* **Instruction**
Nothing but the lines from the top of the data to the line holding "(fp) at (920,263)" should be printed, word for word and both ends included; leave the pictures out.

* **Data section**

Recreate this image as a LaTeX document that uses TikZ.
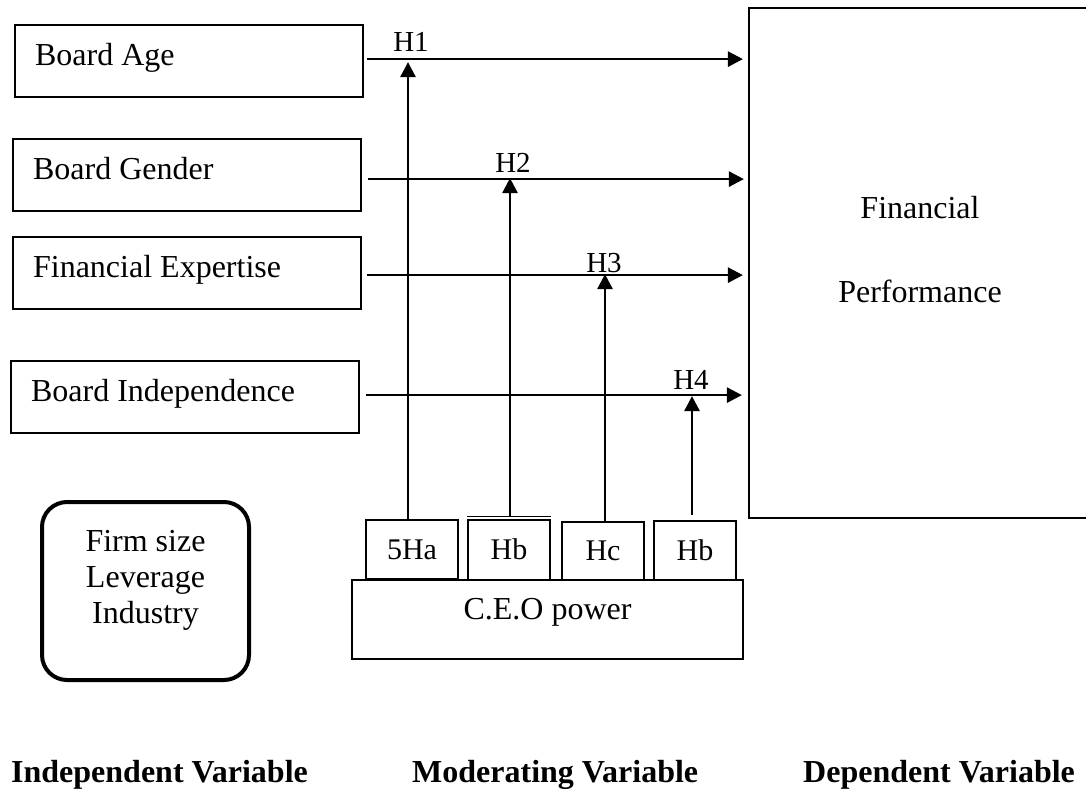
\documentclass[tikz,border=0pt]{standalone}
\usepackage{fontspec}
\setmainfont{Liberation Serif}
\usetikzlibrary{arrows.meta}
\begin{document}
\begin{tikzpicture}[x=1pt,y=-1pt,
  box/.style={draw, line width=2.2pt, inner sep=0pt, font=\fontsize{32}{38}\selectfont},
  varbox/.style={box, anchor=north west, minimum width=348pt, minimum height=72pt,
    text width=308pt, align=flush left, inner xsep=20pt, text height=22pt, text depth=14pt},
  hbox/.style={box, font=\fontsize{30}{36}\selectfont, minimum width=82pt,
    minimum height=59pt, text height=21pt, text depth=2pt},
  link/.style={line width=2.7pt, -{Triangle[length=15pt,width=15pt]}},
  hlab/.style={font=\fontsize{29}{34}\selectfont, anchor=base, inner sep=0pt},
  foot/.style={font=\fontsize{32}{38}\selectfont\bfseries, anchor=base west, inner sep=0pt}]
\useasboundingbox (0,0) rectangle (1086,792);
\clip (0,0) rectangle (1086,792);

% independent variables
\node[varbox] (ba) at (14,24) {Board Age};
\node[varbox] (bg) at (12,138) {Board Gender};
\node[varbox] (fe) at (12,236) {Financial Expertise};
\node[varbox] (bi) at (10,360) {Board Independence};

% dependent variable
\node[box, minimum width=342pt, minimum height=510pt, align=center, text depth=28pt]
  (fp) at (920,263) {Financial\\[46pt]Performance};

% control variables
\node[box, line width=4pt, rounded corners=25pt, minimum width=207pt, minimum height=178pt,
  align=center, font=\fontsize{32}{36}\selectfont, text depth=29pt]
  (ctl) at (145.5,591) {Firm size\\Leverage\\Industry};

% moderator
\node[box, minimum width=391pt, minimum height=79pt, text height=22pt, text depth=22pt]
  (ceo) at (547.5,619.5) {C.E.O power};
\node[hbox, minimum width=92pt] (s1) at (412,549.5) {5Ha};
\node[hbox, minimum height=60pt] (s2) at (509,550) {Hb};
\node[hbox, minimum height=58pt] (s3) at (603,551) {Hc};
\node[hbox] (s4) at (695,550.5) {Hb};
\draw[line width=1.5pt] ([yshift=2.5pt]s2.north west) -- ([yshift=2.5pt]s2.north east);

% rows
\coordinate (r1) at ([yshift=2pt]ba.east);
\coordinate (r2) at ([yshift=-4pt]bg.east);
\coordinate (r3) at ([yshift=-2pt]fe.east);
\coordinate (r4) at ([yshift=2pt]bi.east);

\draw[link, shorten <=3pt, shorten >=5pt] (r1) -- (r1 -| fp.west);
\draw[link, shorten <=6pt, shorten >=4pt] (r2) -- (r2 -| fp.west);
\draw[link, shorten <=5pt, shorten >=5pt] (r3) -- (r3 -| fp.west);
\draw[link, shorten <=6pt, shorten >=6pt] (r4) -- (r4 -| fp.west);

% moderating arrows
\coordinate (v1) at ([xshift=-4pt]s1.north);
\coordinate (v2) at ([xshift=1pt,yshift=2.5pt]s2.north);
\coordinate (v3) at ([xshift=2pt]s3.north);
\coordinate (v4) at ([xshift=-3pt]s4.north);
\draw[link, shorten >=3pt] (v1) -- (v1 |- r1);
\draw[link, shorten >=-1pt] (v2) -- (v2 |- r2);
\draw[link, shorten >=-1pt] (v3) -- (v3 |- r3);
\draw[link, shorten <=5pt, shorten >=1pt] (v4) -- (v4 |- r4);

% hypothesis labels
\node[hlab] (h1) at (411,52) {H1};
\node[hlab] (h2) at (513,172) {H2};
\node[hlab] (h3) at (604,272) {H3};
\node[hlab] (h4) at (691,389) {H4};

% footer
\node[foot] (t1) at (11,782) {Independent Variable};
\node[foot] (t2) at (412,782) {Moderating Variable};
\node[foot] (t3) at (803,782) {Dependent Variable};
\end{tikzpicture}
\end{document}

* **Answer to the task**
Recreate this image as a LaTeX document that uses TikZ.
\documentclass[tikz,border=0pt]{standalone}
\usepackage{fontspec}
\setmainfont{Liberation Serif}
\usetikzlibrary{arrows.meta}
\begin{document}
\begin{tikzpicture}[x=1pt,y=-1pt,
  box/.style={draw, line width=2.2pt, inner sep=0pt, font=\fontsize{32}{38}\selectfont},
  varbox/.style={box, anchor=north west, minimum width=348pt, minimum height=72pt,
    text width=308pt, align=flush left, inner xsep=20pt, text height=22pt, text depth=14pt},
  hbox/.style={box, font=\fontsize{30}{36}\selectfont, minimum width=82pt,
    minimum height=59pt, text height=21pt, text depth=2pt},
  link/.style={line width=2.7pt, -{Triangle[length=15pt,width=15pt]}},
  hlab/.style={font=\fontsize{29}{34}\selectfont, anchor=base, inner sep=0pt},
  foot/.style={font=\fontsize{32}{38}\selectfont\bfseries, anchor=base west, inner sep=0pt}]
\useasboundingbox (0,0) rectangle (1086,792);
\clip (0,0) rectangle (1086,792);

% independent variables
\node[varbox] (ba) at (14,24) {Board Age};
\node[varbox] (bg) at (12,138) {Board Gender};
\node[varbox] (fe) at (12,236) {Financial Expertise};
\node[varbox] (bi) at (10,360) {Board Independence};

% dependent variable
\node[box, minimum width=342pt, minimum height=510pt, align=center, text depth=28pt]
  (fp) at (920,263) {Financial\\[46pt]Performance};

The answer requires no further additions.